“Si quiere ayudarme, deme trabajo”
Miles de jornaleros indígenas trabajan en paupérrimas condiciones en la cosecha de hortalizas en México
Es temporada de cosecha de chiles y en la comunidad de Los Ramírez, en el Estado de Guanajuato (centro del país), es el tiempo en que llegan los oaxaquillas. Así se refieren los pobladores a los cientos –2.000 este año, según datos oficiales– de indígenas mixtecos que trabajan en los campos por nueve dólares diarios por familia. Una tercera parte de ellos son niños.
Alquilan viviendas sin terminar, sin agua potable, puertas y en muchos casos sin techo, y trabajan de 10 a 12 horas sin ningún tipo de garantía más que el pago que recibe al terminar la jornada. Una familia de cinco miembros puede recolectar chiles por unos 120 pesos, unos nueve dólares. Vienen de Metlatónoc, la región más pobre del país según datos del Instituto Nacional de Estadística y Geografía (INEGI), en el Estado de Guerrero, a unos kilómetros de la frontera con Oaxaca. El índice de desarrollo es equiparable al de Burundi, indica la Comisión Nacional de la Población (Conapo).
Los campos mexicanos, sometidos a años de abandono y el éxodo de millones de jornaleros mexicanos que han partido a Estados Unidos, son cosechados en su gran mayoría por ellos, indígenas mixtecos que viajan a todo el país.

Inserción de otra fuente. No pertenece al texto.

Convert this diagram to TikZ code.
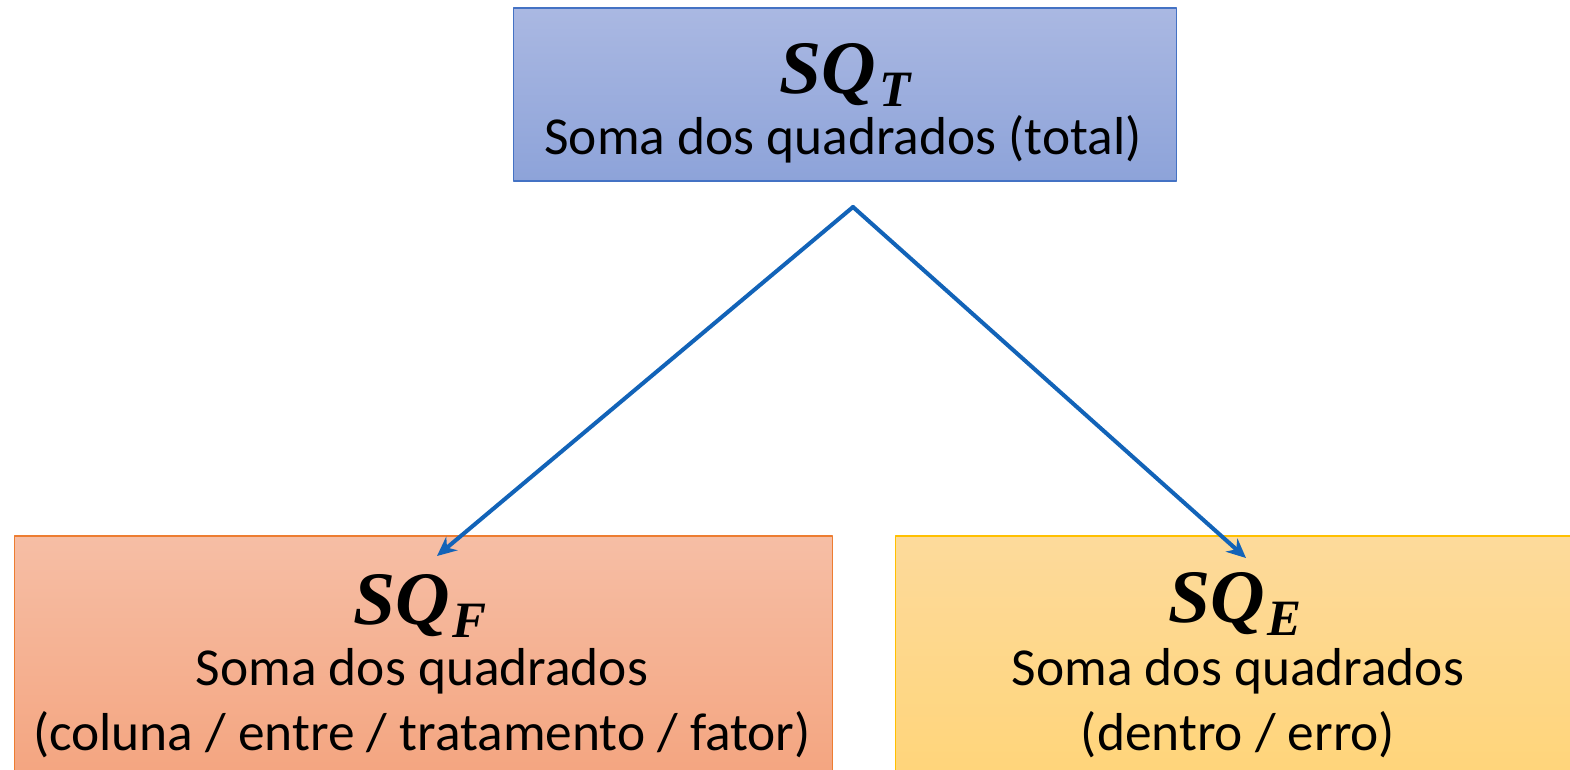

Tienen tan claro que hacen el trabajo de los que se fueron que algunos se refieren a las cosechas mejor pagadas como “El Norte chiquito”: una versión pequeña del destino de los inmigrantes que viajan a EE UU. “Hacen el trabajo de muchos de los que se fueron para allá”, comenta Luis Martínez, un vecino.
No obstante, las condiciones de trabajo de los jornaleros, que viajan con la familia entera, ha alarmado a algunos observadores. “Su trato es una violación a los derechos humanos”, denuncia la ONG Atoctli. Los niños y los bebés suelen enfermarse por la exposición a los fertilizantes, según denunció el Sistema Nacional para el Desarrollo Integral de la Familia (DIF), hace unos meses. Un bebé de 10 meses murió en mayo pasado de desnutrición.
Pero Miguel López Jaime, de 1,60 de estatura y la cabeza de una familia de ocho personas que trabaja en los campos, asegura que “allá estamos peor”. La mayoría no habla castellano y desconfía del foráneo. López repite: “Aquí podemos trabajar, allá no”. En Metlatónoc, el 76% de las casas no tiene agua ni drenaje. El 87% de las familias subsiste con 90 pesos diarios (7 dólares).
Los jornaleros pueden dormir hasta 40 en unos 60 metros cuadrados, y les cobran de alquiler unos 500 pesos al mes. Otros dicen que pagan hasta 1.000. Solo los muy pequeños se quedan ahí durante el día. Es común que una niña mayor se quede a cargo de los niños que están enfermos. Es el caso de Soraya, de 10 años, que se ha quedado a cargo de Lupita, de cuatro, y Mateo, de dos miran una pequeña televisión (el único mueble de la casa) que transmite una película de Barbie en inglés.
En el campo, a 34 grados centígrados, los niños corren en cuanto miran un coche acercarse. “Han de pensar que les darán despensas”, comenta uno de los conductores. Don Miguel se encoge de hombros: “Si nos quieren ayudar, que nos den trabajo”. Su mujer, una mujer que recolecta chiles con un bebé amarrado a la espalda, Manuela, afirma que hace unas semanas “vinieron unas señoras y nos dijeron que dejáramos a los niños, ¿pero dónde los vamos a dejar?”. Comenta que viene aquí porque “aquí dejan trabajar a las mujeres también”. Hay colectas donde solo se permite trabajar a hombres.
Viajan por todo el país. En Sinaloa recolectan tomates y “pagan mejor que aquí”, explica. Por cada “arpilla” (saco) de chiles, ganan 12 pesos (una familia entera puede entregar 10 por día). Por el tomate les pagan el doble. La pizca (colecta) de chile en Guanajuato está por terminar. La jornada hoy terminó antes, hacia las tres de la tarde. “Ya no hay mucho que recoger”, se queja Manuela. Es madre de ocho niños, cinco de ellas la acompañan en el campo. Los chicos están descalzos. “Tenemos que venir todos”, afirma. Ha comenzado la temporada de lluvias y es hora de partir a otro campo. Cuando se le pregunta dónde está, solo sonríe. “Lejos”, dice.